> **REQUEST**:
Look through the lines below and extract any with the word "this".

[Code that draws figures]
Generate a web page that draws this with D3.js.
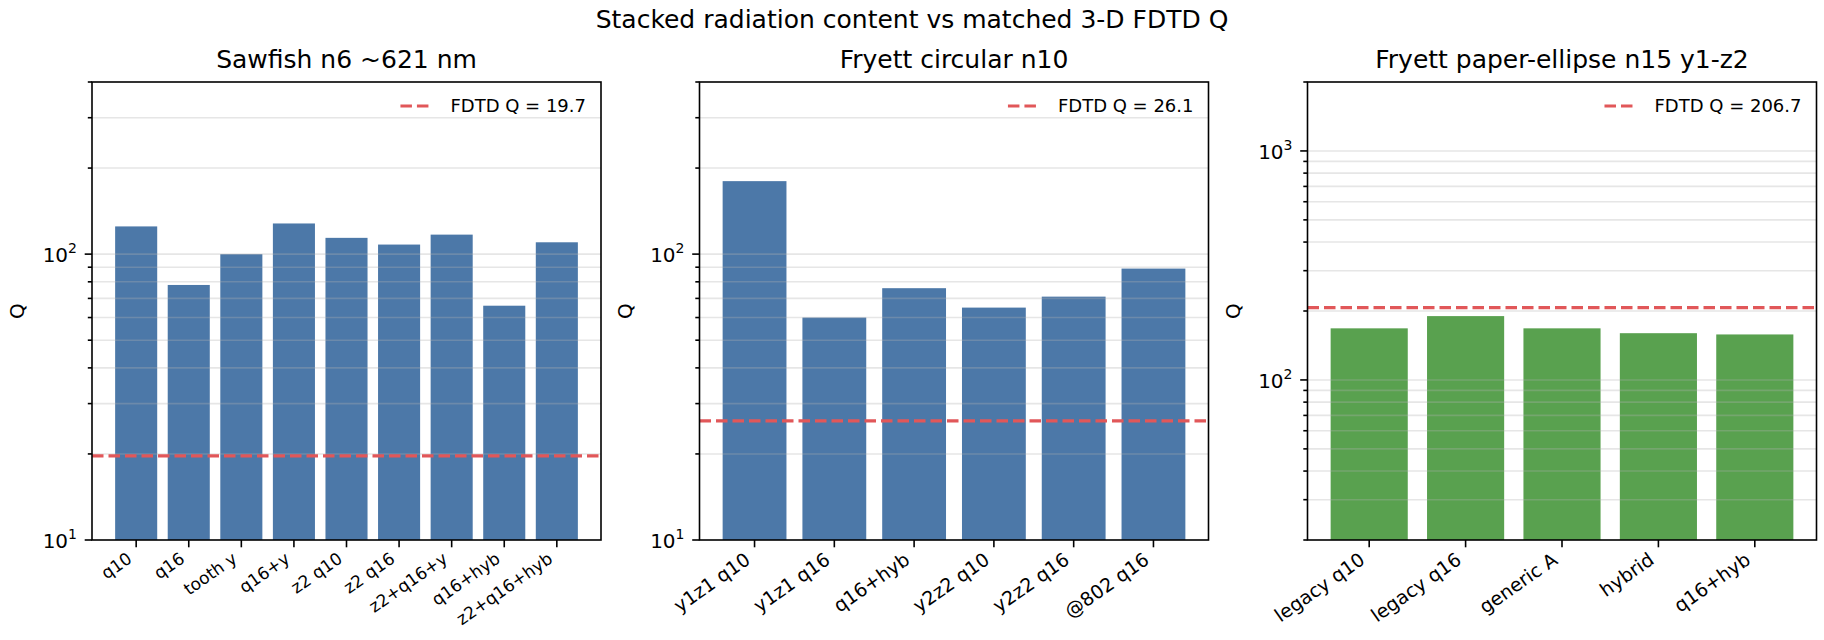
<!DOCTYPE html>
<html>
<head>
<meta charset="utf-8">
<script src="https://cdnjs.cloudflare.com/ajax/libs/d3/7.8.5/d3.min.js"></script>
<style>
  body { margin: 0; background: #fff; }
  text { font-family: "DejaVu Sans", sans-serif; fill: #000; }
</style>
</head>
<body>
<script>
// values
var sawfishLabels = ["q10", "q16", "tooth y", "q16+y", "z2 q10", "z2 q16", "z2+q16+y", "q16+hyb", "z2+q16+hyb"];
var sawfishQ = [125, 78, 100, 128, 114, 108, 117, 66, 110];

var circLabels = ["y1z1 q10", "y1z1 q16", "q16+hyb", "y2z2 q10", "y2z2 q16", "@802 q16"];
var circQ = [180, 60, 76, 65, 71, 89];

var ellipseLabels = ["legacy q10", "legacy q16", "generic A", "hybrid", "q16+hyb"];
var ellipseQ = [168, 190, 168, 160, 158];

var panelTitles = ["Sawfish n6 ~621 nm", "Fryett circular n10", "Fryett paper-ellipse n15 y1-z2"];
var fdtdQ = [19.7, 26.1, 206.7];
var yDomains = [[10, 400], [10, 400], [20, 2000]];

var panels = [
  {title: panelTitles[0], labels: sawfishLabels, values: sawfishQ, fdtd: fdtdQ[0], ydom: yDomains[0], color: "#4c78a8", labelSize: 17},
  {title: panelTitles[1], labels: circLabels, values: circQ, fdtd: fdtdQ[1], ydom: yDomains[1], color: "#4c78a8", labelSize: 19},
  {title: panelTitles[2], labels: ellipseLabels, values: ellipseQ, fdtd: fdtdQ[2], ydom: yDomains[2], color: "#59a14f", labelSize: 19}
];

var W = 1824, H = 640;
var axTop = 82, axBottom = 540, pw = 509;
var lefts = [92, 699.5, 1307.5];

var svg = d3.select("body").append("svg")
  .attr("width", W)
  .attr("height", H);

svg.append("text")
  .attr("x", 912)
  .attr("y", 28)
  .attr("text-anchor", "middle")
  .style("font-size", "25px")
  .text("Stacked radiation content vs matched 3-D FDTD Q");

panels.forEach(function(p, i) {
  var left = lefts[i], right = left + pw;
  var n = p.labels.length;

  var x = d3.scaleBand()
    .domain(p.labels)
    .range([left, right])
    .paddingInner(0.2)
    .paddingOuter(0.05 * (n - 0.2));

  var y = d3.scaleLog()
    .domain(p.ydom)
    .range([axBottom, axTop]);

  var g = svg.append("g");

  // bars
  g.selectAll("rect.bar")
    .data(p.values)
    .enter()
    .append("rect")
    .attr("class", "bar")
    .attr("x", function(d, j) { return x(p.labels[j]); })
    .attr("width", x.bandwidth())
    .attr("y", function(d) { return y(d); })
    .attr("height", function(d) { return axBottom - y(d); })
    .style("fill", p.color);

  // grid drawn over the bars, like the reference
  var gridTicks = y.ticks().filter(function(t) { return t > p.ydom[0] && t < p.ydom[1]; });
  g.selectAll("line.grid")
    .data(gridTicks)
    .enter()
    .append("line")
    .attr("x1", left).attr("x2", right)
    .attr("y1", function(d) { return y(d); })
    .attr("y2", function(d) { return y(d); })
    .style("stroke", "#b0b0b0")
    .style("stroke-opacity", 0.32)
    .style("stroke-width", 1.6);

  // FDTD reference line
  g.append("line")
    .attr("x1", left).attr("x2", right)
    .attr("y1", y(p.fdtd)).attr("y2", y(p.fdtd))
    .style("stroke", "#e15759")
    .style("stroke-width", 3.2)
    .style("stroke-dasharray", "11.5,5");

  // y ticks
  var allTicks = y.ticks().filter(function(t) { return t >= p.ydom[0] && t <= p.ydom[1]; });
  g.selectAll("line.ytick")
    .data(allTicks)
    .enter()
    .append("line")
    .attr("x1", function(d) { return left - (isPow10(d) ? 7.3 : 4.2); })
    .attr("x2", left)
    .attr("y1", function(d) { return y(d); })
    .attr("y2", function(d) { return y(d); })
    .style("stroke", "#000")
    .style("stroke-width", 1.6);

  var majors = allTicks.filter(isPow10);
  var lbl = g.selectAll("text.ylab")
    .data(majors)
    .enter()
    .append("text")
    .attr("x", left - 15)
    .attr("y", function(d) { return y(d) + 8; })
    .attr("text-anchor", "end")
    .style("font-size", "20px");
  lbl.append("tspan").text("10");
  lbl.append("tspan")
    .attr("dy", -9)
    .style("font-size", "14px")
    .text(function(d) { return Math.round(Math.log10(d)); });

  // x ticks and labels
  g.selectAll("line.xtick")
    .data(p.labels)
    .enter()
    .append("line")
    .attr("x1", function(d) { return x(d) + x.bandwidth() / 2; })
    .attr("x2", function(d) { return x(d) + x.bandwidth() / 2; })
    .attr("y1", axBottom)
    .attr("y2", axBottom + 7.3)
    .style("stroke", "#000")
    .style("stroke-width", 1.6);

  g.selectAll("text.xlab")
    .data(p.labels)
    .enter()
    .append("text")
    .attr("transform", function(d) {
      var cx = x(d) + x.bandwidth() / 2 - 3;
      return "translate(" + cx + "," + (axBottom + 9 + 0.72 * p.labelSize) + ") rotate(-35)";
    })
    .attr("text-anchor", "end")
    .style("font-size", p.labelSize + "px")
    .text(function(d) { return d; });

  // frame
  g.append("rect")
    .attr("x", left).attr("y", axTop)
    .attr("width", pw).attr("height", axBottom - axTop)
    .style("fill", "none")
    .style("stroke", "#000")
    .style("stroke-width", 1.6);

  // titles
  g.append("text")
    .attr("x", left + pw / 2)
    .attr("y", 68)
    .attr("text-anchor", "middle")
    .style("font-size", "25px")
    .text(p.title);

  g.append("text")
    .attr("transform", "translate(" + (left - 68) + "," + ((axTop + axBottom) / 2) + ") rotate(-90)")
    .attr("text-anchor", "middle")
    .style("font-size", "20px")
    .text("Q");

  // legend
  var legText = g.append("text")
    .attr("x", right - 15)
    .attr("y", axTop + 30)
    .attr("text-anchor", "end")
    .style("font-size", "18px")
    .text("FDTD Q = " + p.fdtd);
  var tw = legText.node().getComputedTextLength();
  var lx2 = right - 15 - tw - 19;
  g.append("line")
    .attr("x1", lx2 - 31).attr("x2", lx2)
    .attr("y1", axTop + 24).attr("y2", axTop + 24)
    .style("stroke", "#e15759")
    .style("stroke-width", 3.2)
    .style("stroke-dasharray", "11.5,5");
});

function isPow10(v) {
  var l = Math.log10(v);
  return Math.abs(l - Math.round(l)) < 1e-9;
}
</script>
</body>
</html>
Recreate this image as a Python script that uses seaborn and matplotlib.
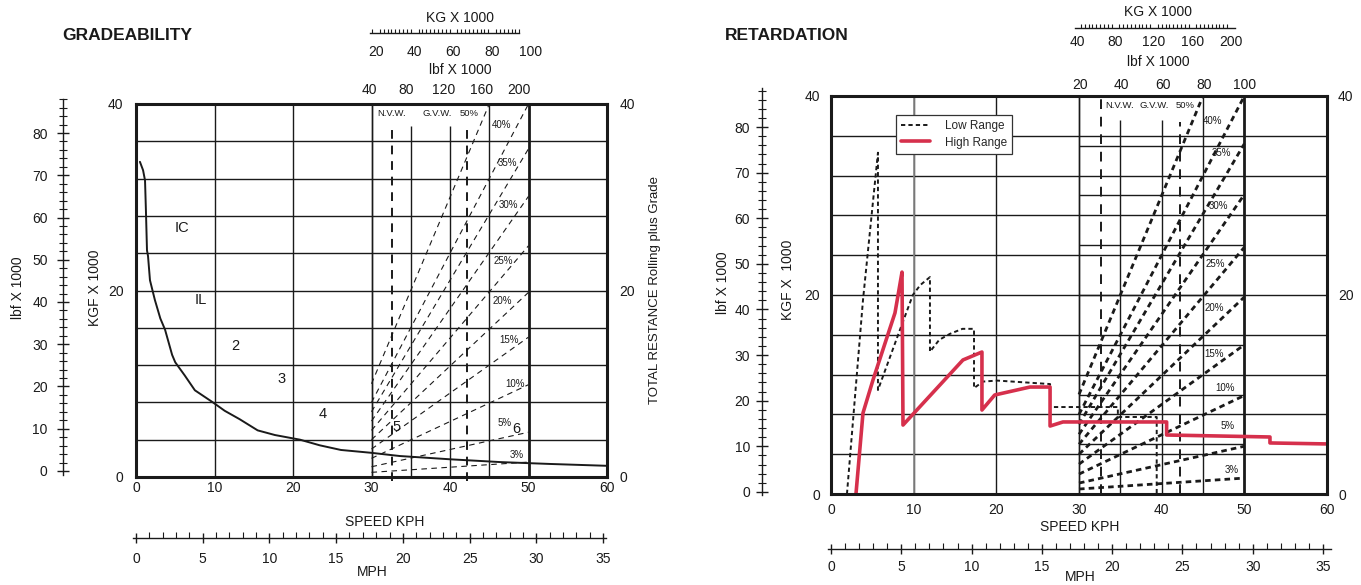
import numpy as np
import pandas as pd
import matplotlib
matplotlib.use("Agg")
import matplotlib.pyplot as plt
import seaborn as sns

# ---------------- values ----------------
# Gradeability: rimpull curve, speed (km/h) vs force (kgf x 1000)
rimpull_kph = [0.5, 0.9, 1.15, 1.27, 1.4, 1.53, 1.78, 2.4, 3.1, 3.7, 4.6, 5.0, 6.2, 7.5,
               9.8, 11.3, 13.2, 15.5, 17.7, 20.9, 23.4, 26.1, 29.9, 33.6, 40, 46.4, 52.7, 60]
rimpull_kgf = [33.8, 32.9, 31.8, 28.4, 24.3, 23.7, 21.1, 19.0, 17.0, 15.8, 13.1, 12.3, 10.9, 9.3,
               8.0, 7.1, 6.2, 5.0, 4.5, 4.0, 3.4, 2.9, 2.6, 2.25, 1.9, 1.6, 1.4, 1.2]
gear_names = ["IC", "IL", "2", "3", "4", "5", "6"]
gear_kph = [5.9, 8.3, 12.7, 18.5, 23.8, 33.2, 48.4]
gear_kgf = [26.7, 19.0, 14.1, 10.5, 6.75, 5.4, 5.1]

# Retardation: low range and high range
low_kph = [1.93, 3.87, 5.68, 5.68, 8.34, 9.9, 10.8, 11.97, 11.97, 13.1, 14.4, 15.9, 17.3, 17.3,
           18.4, 20.1, 26.5, 26.5, 34.7, 34.7, 39.4, 39.4]
low_kgf = [0, 19.5, 34.3, 10.45, 16.5, 20.0, 21.0, 21.8, 14.3, 15.5, 16.1, 16.6, 16.6, 10.65,
           11.3, 11.4, 11.05, 8.74, 8.74, 7.74, 7.74, 0]
high_kph = [3.02, 3.87, 5.08, 7.74, 8.22, 8.59, 8.71, 15.96, 18.26, 18.26, 19.8, 24.07, 26.5,
            26.5, 28.06, 40.6, 40.6, 53.1, 53.1, 60.1]
high_kgf = [0, 8.14, 11.46, 18.2, 20.5, 22.3, 6.93, 13.47, 14.27, 8.44, 9.95, 10.75, 10.75,
            6.83, 7.24, 7.24, 5.93, 5.73, 5.13, 5.03]

# Grade lines: gross weight (kg x 1000) vs total resistance (kgf x 1000)
grade_names = ["3%", "5%", "10%", "15%", "20%", "25%", "30%", "35%", "40%", "50%"]
grade_w_start = [20, 20, 20, 20, 20, 20, 20, 20, 20, 20]
grade_w_end = [100, 100, 100, 100, 100, 100, 100, 100, 100, 80]
grade_r_start = [0.5, 1.1, 2, 3, 4, 5, 6, 7, 8, 10]
grade_r_end = [1.6, 4.8, 9.9, 15, 19.8, 24.8, 30.1, 35.2, 40, 40]
weight_lines = [20, 40, 60, 80, 100]
nvw_weight, gvw_weight = 30.5, 68.8

kph_ticks = [0, 10, 20, 30, 40, 50, 60]
kgf_ticks = [0, 20, 40]
kgf_grid = [4, 8, 12, 16, 20, 24, 28, 32, 36]
sub_grid = [5, 10, 15, 20, 25, 30, 35]
mph_ticks = [0, 5, 10, 15, 20, 25, 30, 35]
lbf_ticks = [0, 10, 20, 30, 40, 50, 60, 70, 80]
kg_top_left = [20, 40, 60, 80, 100]
lbf_top_left = [40, 80, 120, 160, 200]
kg_top_right = [40, 80, 120, 160, 200]
lbf_top_right = [20, 40, 60, 80, 100]

# label spots for the grade lines (weight, resistance)
left_pct_w = [93.9, 87.8, 92.9, 90.3, 86.8, 87.3, 89.8, 89.3, 86.2]
left_pct_r = [2.36, 5.8, 10.0, 14.7, 18.9, 23.2, 29.2, 33.7, 37.7]
right_pct_w = [93.7, 91.8, 90.9, 85.5, 85.5, 86.0, 87.5, 88.9, 84.6]
right_pct_r = [2.4, 6.8, 10.65, 14.1, 18.7, 23.1, 28.9, 34.3, 37.5]

# ---------------- figure ----------------
sns.set_style("white")
plt.rcParams["font.family"] = ["Liberation Sans", "DejaVu Sans"]
W_PX, H_PX = 1361, 585
fig = plt.figure(figsize=(W_PX / 100, H_PX / 100), dpi=100)
INK = "#1a1a1a"
RED = "#d6304c"


def box(x0, y0, x1, y1):
    return [x0 / W_PX, 1 - y1 / H_PX, (x1 - x0) / W_PX, (y1 - y0) / H_PX]


def put(x, y, s, **kw):
    kw.setdefault("ha", "center")
    kw.setdefault("va", "center")
    kw.setdefault("fontsize", 10)
    kw.setdefault("color", INK)
    fig.text(x / W_PX, 1 - y / H_PX, s, **kw)


def hruler(x0, x1, y, lim, ticks, labels, minor=None, bounds=None, line=True,
           major_len=0, minor_len=3, direction="in", pad=3):
    r = fig.add_axes(box(x0, y - 2, x1, y))
    r.set_xlim(lim)
    r.set_ylim(0, 1)
    r.patch.set_visible(False)
    r.set_yticks([])
    for side in ("left", "right", "top"):
        r.spines[side].set_visible(False)
    r.spines["bottom"].set_visible(line)
    r.spines["bottom"].set_linewidth(1.0)
    r.spines["bottom"].set_color(INK)
    if bounds is not None:
        r.spines["bottom"].set_bounds(*bounds)
    r.set_xticks(ticks)
    r.set_xticklabels([str(v) for v in labels])
    if minor is not None:
        r.set_xticks(minor, minor=True)
    r.tick_params(axis="x", which="major", bottom=True, length=major_len, width=1,
                  direction=direction, pad=pad, labelsize=10, colors=INK)
    r.tick_params(axis="x", which="minor", bottom=True, length=minor_len, width=0.8,
                  direction="in", colors=INK)
    return r


def vruler(x, y0, y1, lim, pad):
    r = fig.add_axes(box(x, y0, x + 2, y1))
    r.set_ylim(lim)
    r.set_xlim(0, 1)
    r.patch.set_visible(False)
    r.set_xticks([])
    for side in ("bottom", "right", "top"):
        r.spines[side].set_visible(False)
    r.spines["left"].set_linewidth(1.0)
    r.spines["left"].set_color(INK)
    r.set_yticks(lbf_ticks)
    r.set_yticks(np.arange(0, 89, 2), minor=True)
    r.tick_params(axis="y", which="major", left=True, length=8, width=1, direction="inout",
                  pad=pad, labelsize=10, colors=INK)
    r.tick_params(axis="y", which="minor", left=True, length=6, width=0.8, direction="inout",
                  colors=INK)
    return r


def chart(rect, ypad, xpad, heavy):
    ax = fig.add_axes(rect)
    ax.set_xlim(0, 60)
    ax.set_ylim(0, 40)
    wt = ax.twiny()
    ax.set_zorder(wt.get_zorder() + 1)
    ax.patch.set_visible(False)
    for s in ax.spines.values():
        s.set_linewidth(2.2)
        s.set_color(INK)
    ax.set_xticks(kph_ticks)
    ax.set_yticks(kgf_ticks)
    ax.tick_params(axis="both", length=0, labelsize=10, colors=INK)
    ax.tick_params(axis="y", pad=ypad, labelright=True)
    ax.tick_params(axis="x", pad=xpad)
    for y in kgf_grid:
        wt.axhline(y, color=INK, lw=1.0, zorder=1)
    for x in kph_ticks[1:4]:
        wt.axvline(x * 4 - 100, color=INK, lw=1.0, zorder=1)
    for w in weight_lines:
        top = 37.6 if w in (40, 60) else 40
        wt.vlines(w, 0, top, color=INK, lw=2.0 if w == 100 else 1.0, zorder=1)
    rows = []
    for g, w0, w1, r0, r1 in zip(grade_names, grade_w_start, grade_w_end, grade_r_start, grade_r_end):
        rows += [(g, w0, r0), (g, w1, r1)]
    gdf = pd.DataFrame(rows, columns=["grade", "weight", "resistance"])
    if heavy:
        sns.lineplot(data=gdf, x="weight", y="resistance", units="grade", estimator=None,
                     sort=False, color=INK, lw=2.0, linestyle=(0, (2.0, 1.5)), ax=wt, zorder=2)
    else:
        sns.lineplot(data=gdf, x="weight", y="resistance", units="grade", estimator=None,
                     sort=False, color=INK, lw=0.8, linestyle=(0, (5, 4)), ax=wt, zorder=2)
    wt.set_xlim(-100, 140)  # 20 t sits on 30 km/h, 100 t on 50 km/h
    wt.set_ylim(0, 40)
    wt.axis("off")
    return ax, wt


# ---------------- GRADEABILITY ----------------
ax1, wt1 = chart(box(136, 104, 607, 477), ypad=9, xpad=3, heavy=False)
wt1.vlines([nvw_weight, gvw_weight], -0.4, 37.6, color=INK, lw=1.4,
           linestyle=(0, (4.5, 3.5)), clip_on=False, zorder=2)
sns.lineplot(x=rimpull_kph, y=rimpull_kgf, sort=False, estimator=None, color=INK, lw=1.4, ax=ax1)
for name, x, y in zip(gear_names, gear_kph, gear_kgf):
    ax1.text(x, y, name, ha="center", va="center", fontsize=10.5, color=INK)
for name, w, r in zip(grade_names, left_pct_w, left_pct_r):
    wt1.text(w, r, name, ha="center", va="center", fontsize=7, color=INK)
for name, w in zip(["N.V.W.", "G.V.W.", "50%"], [30.2, 53.6, 70.0]):
    wt1.text(w, 39.0, name, ha="center", va="center", fontsize=6.8, color=INK)

put(62, 35, "GRADEABILITY", ha="left", fontsize=12.5, fontweight="bold")
put(460, 18, "KG X 1000")
put(460, 70, "lbf X 1000")
put(18, 288, "lbf X 1000", rotation=90)
put(95, 288, "KGF X 1000", rotation=90)
put(655, 290, "TOTAL RESTANCE Rolling plus Grade", rotation=90, fontsize=9.5)
put(385, 522, "SPEED KPH")
put(372, 572, "MPH")

hruler(372, 531, 33, (20, 100), kg_top_left, kg_top_left, minor=np.arange(18, 95, 2),
       bounds=(17, 94), minor_len=3, pad=8.5)
hruler(369, 519, 80, (40, 200), lbf_top_left, lbf_top_left, line=False, pad=2)
hruler(136, 603, 538, (0, 35), mph_ticks, mph_ticks, minor=np.arange(0, 36, 1),
       bounds=(-0.2, 35.2), major_len=7, minor_len=4, direction="inout", pad=6.5)
vruler(63, 99, 475, (-0.95, 88.05), pad=7)

# ---------------- RETARDATION ----------------
ax2, wt2 = chart(box(831, 96, 1327, 494), ypad=8, xpad=6.5, heavy=True)
wt2.hlines(sub_grid, 20, 100, color=INK, lw=1.0, zorder=1)
wt2.vlines(nvw_weight, 0, 39.9, color=INK, lw=1.4, linestyle=(0, (5, 4)), zorder=2)
wt2.vlines(gvw_weight, 0, 37.4, color=INK, lw=1.4, linestyle=(0, (5, 4)), zorder=2)
# the 10 km/h gridline is lighter in the reference
wt2.axvline(10 * 4 - 100, color="#8c8c8c", lw=1.2, zorder=1)

sns.lineplot(x=low_kph, y=low_kgf, sort=False, estimator=None, color=INK, lw=1.4,
             linestyle=(0, (2.2, 1.6)), ax=ax2, label="Low Range")
sns.lineplot(x=high_kph, y=high_kgf, sort=False, estimator=None, color=RED, lw=2.6,
             ax=ax2, label="High Range")
leg = ax2.legend(loc="upper left", bbox_to_anchor=(0.131, 0.952), fontsize=8.5, frameon=True,
                 fancybox=False, edgecolor="#333333", framealpha=1, handlelength=2.4,
                 handletextpad=1.3, borderpad=0.45, labelspacing=0.35, borderaxespad=0)
leg.get_frame().set_linewidth(0.9)
for name, w, r in zip(grade_names, right_pct_w, right_pct_r):
    wt2.text(w, r, name, ha="center", va="center", fontsize=7, color=INK)
for name, w in zip(["N.V.W.", "G.V.W.", "50%"], [39.8, 56.6, 71.6]):
    wt2.text(w, 39.0, name, ha="center", va="center", fontsize=6.8, color=INK)

put(725, 35, "RETARDATION", ha="left", fontsize=12.5, fontweight="bold")
put(1158, 12, "KG X 1000")
put(1158, 62, "lbf X 1000")
put(723, 283, "lbf X 1000", rotation=90)
put(788, 280, "KGF X  1000", rotation=90)
put(1080, 527, "SPEED KPH")
put(1080, 577, "MPH")

hruler(1077, 1231, 28, (40, 200), kg_top_right, kg_top_right, minor=np.arange(40, 204, 4),
       bounds=(38, 204), minor_len=3, pad=5)
hruler(1080, 1245, 75, (20, 100), lbf_top_right, lbf_top_right, line=False, pad=2)
hruler(831, 1323, 549, (0, 35), mph_ticks, mph_ticks, minor=np.arange(0, 36, 1),
       bounds=(-0.2, 35.6), major_len=7, minor_len=4, direction="inout", pad=4.5)
vruler(762, 88, 495, (-0.66, 88.55), pad=4.5)

fig.savefig("out.png", dpi=100, facecolor="white")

> **WRITTEN ANSWER**:
Generate a web page that draws this with D3.js.
Recreate this image as a Python script that uses seaborn and matplotlib.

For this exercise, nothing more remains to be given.